We need to make sure we don't fall into the "fooled by randomness trap." The statement:
Yet, in a complex environment, all events are normal. Both the common ones and the uncommon ones.
Is simply NOT true, without several validation steps. Events are "normal" ONLY if the sample population has been "tested" for normal. This is true ONLY if the sample population follows the rule:
Please note, the "normal" condition is true ONLY when the mean is zero (normalized zero mean) and the standard deviation is 1. This is almost NEVER the case in real world probabilistic processes - stochastic processes. Earthquake, blog posts, task durations, quality of code checked into the server.
So lets look at customer demand. This notion of "demand" is a mature statistical process. It's called queuing theory. And the Poisson distirbution is a good starting point. Siméon Denis Poisson was French, like most good mathematicians in the 19th century, who was asked by Napoleon to calculate how many soldiers died as a result from being thrown off their horses. This is the Poisson distribution. This distribution is used in many "real world" situations. What is the probability of your porch light burning out is a Poisson distribution. The longer you wait the more probable. Poisson models are "arrival rate" models. The number of people in the bank line is Poisson, the probability of failure of a pump in a paper mill is Poisson. Simple models of computer failure or event software - remember I said SIMPLE - are Poisson.
When it is said...
If you assume that customer demand has an average, based on a limited sample of earlier events, you will inevitably be surprised that some future requests are outside of your expected range.
Yes you will be surprised if you assume the average without the variance and the arrival probability distribution. Remember:
Only Fools are Fooled by Randomness
You won't be surprised if you have a Poisson distribution generating function on hand. And hey, Excel has one.
So in the end when we speak about things that are "random" there are several preconditions that must be in place before we can extract any actionable information.
- Is there a known probability distribution for the observed process? If not what tools can we use to make decisions in the absence of a probability distribution? There are lots of tools, but we first must acknowledge that there is or is not a distribution.
- If there is a distribution, what does it look like. If we don't know, there are tools for that as well.
- With the distribution, can we determine some of the attributes - these are called cummulants? The first 2 cummulants are found to be the expectation and variance of an Random Variable. But larger cummulants like kurtosis and skew are useful.

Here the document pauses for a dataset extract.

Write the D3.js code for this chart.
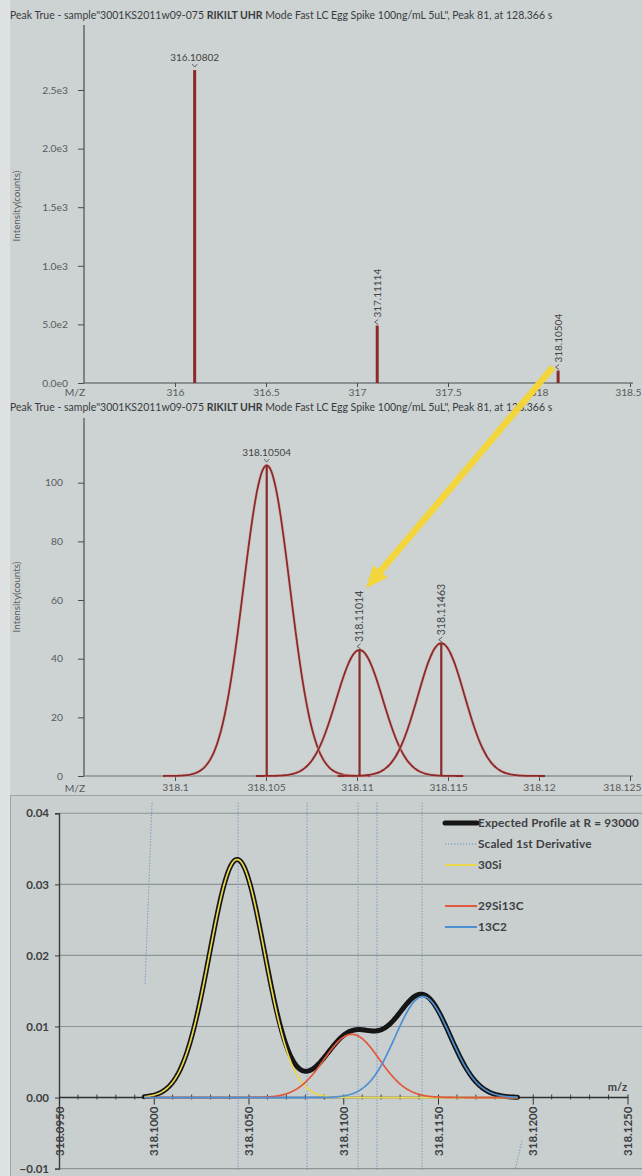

These depict the "shape" of the probability distribution.
- Like all good things in statistics there is a "test" to determine the attributes of a distribution. This is the Kolmogorov–Smirnov test (K–S test) is a nonparametric test for the equality of continuous, one-dimensional probability distributions that can be used to compare a sample with a reference probability distribution (one-sample K–S test), or to compare two samples (two-sample K–S test). So if I have a sample and its pdf, I can ask a question - "is this like another knowm sample distribution?" From there I can start to assess the impact from my new set of samples.
All this "stuff" is available in the seminal work of Leonard Kleinrock's Queuing Systems, Volume 1 and 2. It still use my copies from Grad School, Crica 1980.
It's breathtaking what these books cost today. Mine from 1979/1980 were something like $27.00. On Amazon, they are something like $120 each. But when you start to ask important questions about your customer, the arrival of requests on your web site for service, the throughput of a channel - electronic or the road, or packets traversing the ether, this is the place to start the conversation. There is a huge amount of "bad information" out there. Little's Law is one used by Lean and Agile proponents in usually in wrong ways. So find these books or similar ones and become a "queuing geek."